Josef Stalin, el brutal tirano, ordenó en 1932 una
colectivización obligada de la agricultura en la República Socialista Soviética
de Ucrania. Bajo su orden, los soldados de manera salvaje requisaron la comida recogida
y la que había sido almacenada para los meses de crudo invierno, lo cual
produjo una feroz hambruna con millones de muertos. Este genocidio se conoce
como Holodomor, que en ucraniano significa “matar de hambre”. Fidel Castro, el
dictador cubano, convirtió el hambre en una dolorosa política de Estado, a él se
le atribuye la máxima que al pueblo había que mantenerlo ocupado buscando
comida para mantenerlo sometido y no pudiese pensar en otra cosa. Con una
libreta para controlar la venta de productos alimenticios, el régimen raciona
el escaso consumo, somete al país a una alimentación inadecuada, obligándolo a
pensar con el estómago y a obedecer todos sus designios.
Nicolás
maduro, el déspota venezolano, siguiendo las instrucciones emanadas desde La
Habana, aplica una errada política económica basada en confiscaciones del
aparato productivo agropecuario y de la industria alimentaria para manejar el
hambre como un malévolo mecanismo para someter a los habitantes. El
desabastecimiento de alimentos ha intensificado el hambre en la población,
siendo común la ingesta una vez al día, la búsqueda desesperada de desperdicios
en los basureros y un alto índice de malnutrición y mortalidad infantil.

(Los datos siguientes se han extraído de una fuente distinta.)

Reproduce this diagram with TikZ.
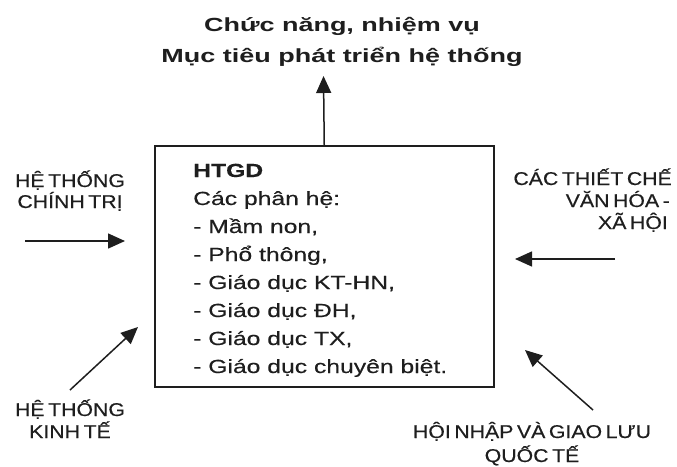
\documentclass[tikz,border=0pt]{standalone}
\usepackage{fontspec}
\setmainfont{Liberation Sans}
\newfontfamily\boxfont[FakeStretch=1.3,FakeBold=0.4]{Liberation Sans}
\newfontfamily\titlefont[FakeStretch=1.42]{Liberation Sans Bold}
\newfontfamily\capsfont[FakeStretch=1.15,WordSpace=0.6,FakeBold=0.4]{Liberation Sans}
\usetikzlibrary{arrows.meta}
\definecolor{ink}{HTML}{1E1E1E}
\tikzset{
  conn/.style={line width=1.5pt, draw=ink, -{Triangle[length=17pt,width=15pt]}},
  boxline/.style={inner sep=0pt, anchor=base west, font=\boxfont\fontsize{19}{22}\selectfont, text=ink},
  title/.style={inner sep=0pt, anchor=base, font=\titlefont\fontsize{19}{22}\selectfont, text=ink},
  caps/.style={inner sep=0pt, font=\capsfont\fontsize{18.5}{22}\selectfont, text=ink},
}
\begin{document}
\begin{tikzpicture}[x=1pt,y=-1pt]
\useasboundingbox (0,0) rectangle (677,466);
% main box
\node[draw=ink, line width=1.5pt, minimum width=339pt, minimum height=241pt, inner sep=0pt, anchor=north west] (box) at (154,145) {};
\node[boxline, font=\boxfont\bfseries\fontsize{19}{22}\selectfont] (l0) at (193,177) {HTGD};
\node[boxline] (l1) at (193,205) {Các phân hệ:};
\node[boxline] (l2) at (193,233) {- Mầm non,};
\node[boxline] (l3) at (193,261) {- Phổ thông,};
\node[boxline] (l4) at (193,289) {- Giáo dục KT-HN,};
\node[boxline] (l5) at (193,317) {- Giáo dục ĐH,};
\node[boxline] (l6) at (193,345) {- Giáo dục TX,};
\node[boxline] (l7) at (193,373) {- Giáo dục chuyên biệt.};
% title
\node[title] (t1) at (342,31) {Chức năng, nhiệm vụ};
\node[title] (t2) at (342,62) {Mục tiêu phát triển hệ thống};
\coordinate (ttip) at (323.5,76);
\draw[conn] (box.north) -- (ttip);
% left top
\node[caps, anchor=base] (ct1) at (70,187) {HỆ THỐNG};
\node[caps, anchor=base] (ct2) at (70,208) {CHÍNH TRỊ};
\coordinate (a1s) at (25,241);
\coordinate (a1e) at (125,241);
\draw[conn] (a1s) -- (a1e);
% left bottom
\node[caps, anchor=base] (kt1) at (70,416) {HỆ THỐNG};
\node[caps, anchor=base] (kt2) at (70,438) {KINH TẾ};
\coordinate (a2s) at (70,390);
\coordinate (a2e) at (138,327);
\draw[conn] (a2s) -- (a2e);
% right top
\node[caps, anchor=base east] (vh1) at (672,185) {CÁC THIẾT CHẾ};
\node[caps, anchor=base east] (vh2) at (670,207) {VĂN HÓA -};
\node[caps, anchor=base east] (vh3) at (668,229) {XÃ HỘI};
\coordinate (a3s) at (615,259);
\coordinate (a3e) at (515,259);
\draw[conn] (a3s) -- (a3e);
% right bottom
\node[caps, anchor=base] (hn1) at (532,438) {HỘI NHẬP VÀ GIAO LƯU};
\node[caps, anchor=base] (hn2) at (532,462) {QUỐC TẾ};
\coordinate (a4s) at (593,410);
\coordinate (a4e) at (525,350);
\draw[conn] (a4s) -- (a4e);
\end{tikzpicture}
\end{document}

Parecida a la libreta de racionamiento cubana, la narco-dictadura venezolana
utiliza el carné de la patria, como requisito indispensable para el precario
abastecimiento de comida y se niega rotundamente a la apertura de un canal
humanitario, bajo la burda excusa que bajo el ala de la revolución no existen
hambrientos y mucho menos mendigos. Ante
estos sombríos panoramas pensamos que, para alimentar el poder, el procedimiento
ideal de las revoluciones comunistas es matar de hambre al pueblo.